--- GIVEN DATA ---
------------------------------

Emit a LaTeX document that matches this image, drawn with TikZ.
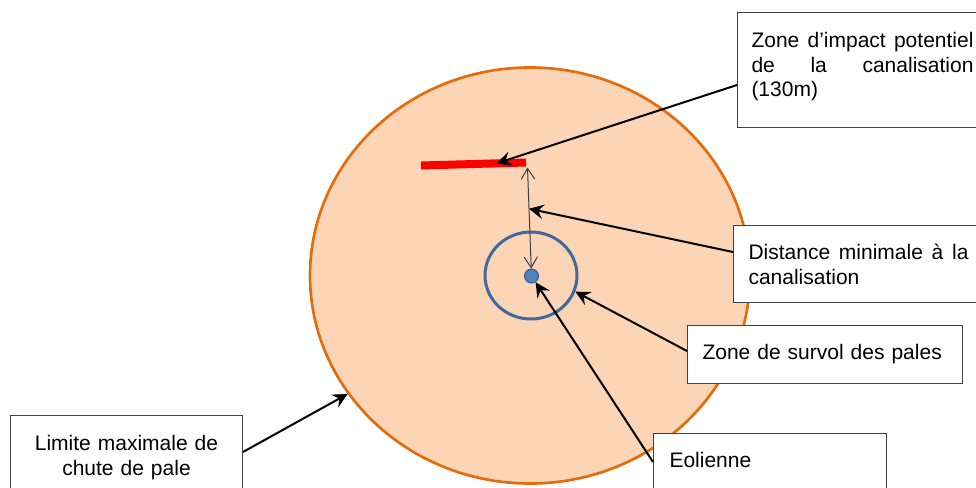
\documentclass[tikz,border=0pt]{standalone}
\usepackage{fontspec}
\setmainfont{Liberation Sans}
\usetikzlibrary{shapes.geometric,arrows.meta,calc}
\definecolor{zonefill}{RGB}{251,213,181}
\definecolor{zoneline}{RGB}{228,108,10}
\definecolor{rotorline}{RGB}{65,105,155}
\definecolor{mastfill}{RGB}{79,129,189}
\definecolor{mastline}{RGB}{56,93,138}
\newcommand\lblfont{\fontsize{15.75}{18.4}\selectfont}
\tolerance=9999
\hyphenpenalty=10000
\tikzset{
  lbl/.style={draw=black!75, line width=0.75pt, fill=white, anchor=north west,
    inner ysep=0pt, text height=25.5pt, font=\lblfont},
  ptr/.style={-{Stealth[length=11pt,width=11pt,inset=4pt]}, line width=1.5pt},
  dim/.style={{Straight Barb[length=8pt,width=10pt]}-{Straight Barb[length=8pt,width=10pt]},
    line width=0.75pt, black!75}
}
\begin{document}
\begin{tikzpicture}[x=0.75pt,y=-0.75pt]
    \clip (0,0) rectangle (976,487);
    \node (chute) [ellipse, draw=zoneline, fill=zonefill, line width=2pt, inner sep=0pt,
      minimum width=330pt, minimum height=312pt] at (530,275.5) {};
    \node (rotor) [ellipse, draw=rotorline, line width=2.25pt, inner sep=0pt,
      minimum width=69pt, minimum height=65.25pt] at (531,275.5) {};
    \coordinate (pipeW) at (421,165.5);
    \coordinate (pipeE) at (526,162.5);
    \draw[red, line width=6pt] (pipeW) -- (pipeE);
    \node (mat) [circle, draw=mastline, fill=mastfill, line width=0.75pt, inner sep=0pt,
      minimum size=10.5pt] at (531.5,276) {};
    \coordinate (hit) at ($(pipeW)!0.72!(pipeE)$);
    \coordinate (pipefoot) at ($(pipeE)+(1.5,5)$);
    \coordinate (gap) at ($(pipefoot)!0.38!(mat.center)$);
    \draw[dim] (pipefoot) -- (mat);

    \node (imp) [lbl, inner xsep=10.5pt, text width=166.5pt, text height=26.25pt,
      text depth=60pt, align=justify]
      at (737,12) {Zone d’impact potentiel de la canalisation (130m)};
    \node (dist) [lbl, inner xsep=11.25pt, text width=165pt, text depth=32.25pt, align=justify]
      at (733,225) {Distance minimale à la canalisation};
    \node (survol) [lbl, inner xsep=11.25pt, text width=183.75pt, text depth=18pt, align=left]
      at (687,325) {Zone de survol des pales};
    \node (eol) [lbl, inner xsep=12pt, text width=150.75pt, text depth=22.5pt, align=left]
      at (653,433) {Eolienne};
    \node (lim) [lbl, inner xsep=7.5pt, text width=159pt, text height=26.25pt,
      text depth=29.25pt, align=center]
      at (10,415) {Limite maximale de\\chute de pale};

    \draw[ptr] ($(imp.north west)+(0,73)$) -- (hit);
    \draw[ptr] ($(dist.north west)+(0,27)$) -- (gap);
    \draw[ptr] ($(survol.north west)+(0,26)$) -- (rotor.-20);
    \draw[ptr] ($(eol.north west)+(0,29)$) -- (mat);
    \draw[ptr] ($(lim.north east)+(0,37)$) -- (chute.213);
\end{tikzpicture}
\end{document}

------------------------------

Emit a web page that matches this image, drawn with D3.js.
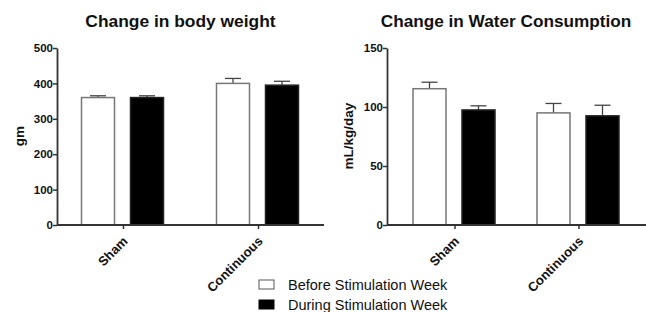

------------------------------

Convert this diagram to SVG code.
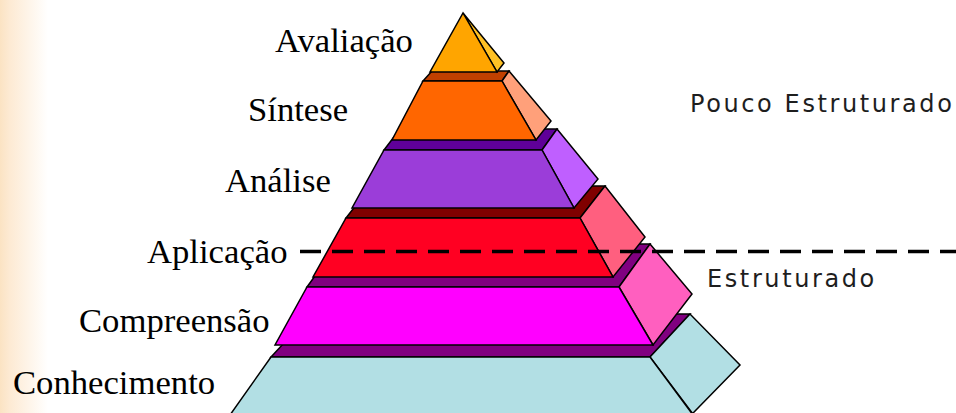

------------------------------

--- THE TASK ---
Using the listing above, gather each line that holds the string "Emit" and copy it.

--- FULL SOLUTION ---
Emit a LaTeX document that matches this image, drawn with TikZ.
Emit a web page that matches this image, drawn with D3.js.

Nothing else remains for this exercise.